Héritier de Vivaldi et du baroque italien, Boccherini est un des plus grands compositeurs de musique de chambre pour cordes et le plus grand compositeur italien de musique instrumentale de la seconde moitié du XVIIIe siècle. Particulièrement attentive aux couleurs et aux atmosphères, sa musique est plus hardie et novatrice que ne le laisse supposer le menuet du quintette opus 11 n° 5 pour lequel il est universellement connu. C’est cette attention portée aux couleurs sonores qui fait que sa musique rend toute sa plénitude lorsqu’elle est jouée sur instruments d’époque.

Ainsi le 17 novembre à 11 heures, Liana Mosca, violon, et Pierre Goy, pianoforte, proposent les sonates pour pianoforte et violon obligé de l’opus 5, tandis qu’à 16 heures, le même Pierre Goy et le Quatuor Terpsycordes offriront les quintettes opus 56 et 57.

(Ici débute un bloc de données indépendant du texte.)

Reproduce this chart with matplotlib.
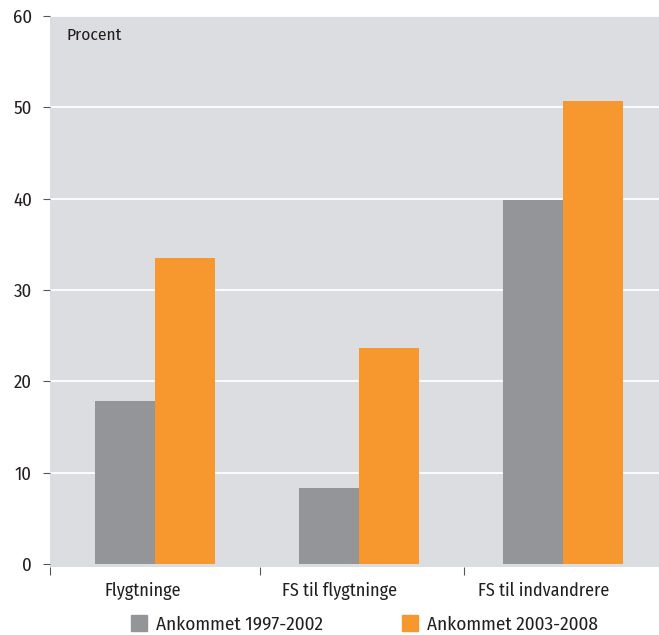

Détail du Triomphe de David d’Andrea Vaccaro (1598-1670), vers 1645-1650, © MAH, photo: Y. Siza, inv. 1839-9

Festival baroque

C’est encore la sonate en trio qui traverse la thématique du dernier concert de ce cycle italien avec, cette fois, un retour aux sources, puisque l’Italie baroque, plus précisément la Vénétie, en est le berceau au XVIIe siècle. Les compositeurs s’y affranchissent définitivement des modèles de la musique vocale au profit de nouvelles formes, encore expérimentales mais parfaitement accomplies sur le plan structural et expressif.

C’est Dario Castello (v. 1590 – après 1630) et Biagio Marini (1594-1663) qui sont les deux représentants majeurs de ce renouvellement explosif des formes musicales. Archangelo Corelli en théorisera le modèle dont Antonio Vivaldi (1678-1713) se plaira à s’éloigner pour revenir au geste plus «sauvage» alors qu’avec Benedetto Marcello (1686-1739), la sonate se fait très «solistique».

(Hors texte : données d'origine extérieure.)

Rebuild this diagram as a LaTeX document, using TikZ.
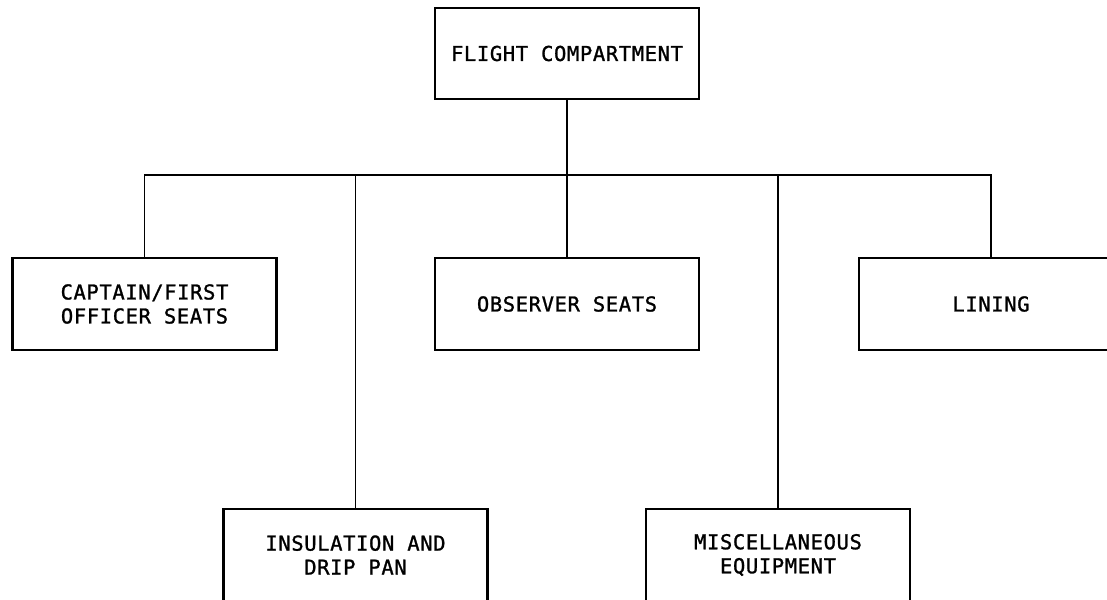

L’Ensemble Claudiana, dirigé par Luca Pianca, offre ce dernier concert, dimanche 24 novembre à 16 heures, à la fois prémisse, synthèse et conclusion de cette exploration de la musique italienne du XVIIIe siècle.

En guise de mise en bouche, une visite commentée des instruments exposés au musée ainsi que de leur iconographie est proposée à 11 heures. Une occasion de faire le lien entre la musique entendue lors de ces concerts et la collection d’instruments anciens du musée qui les inspirent et les justifient.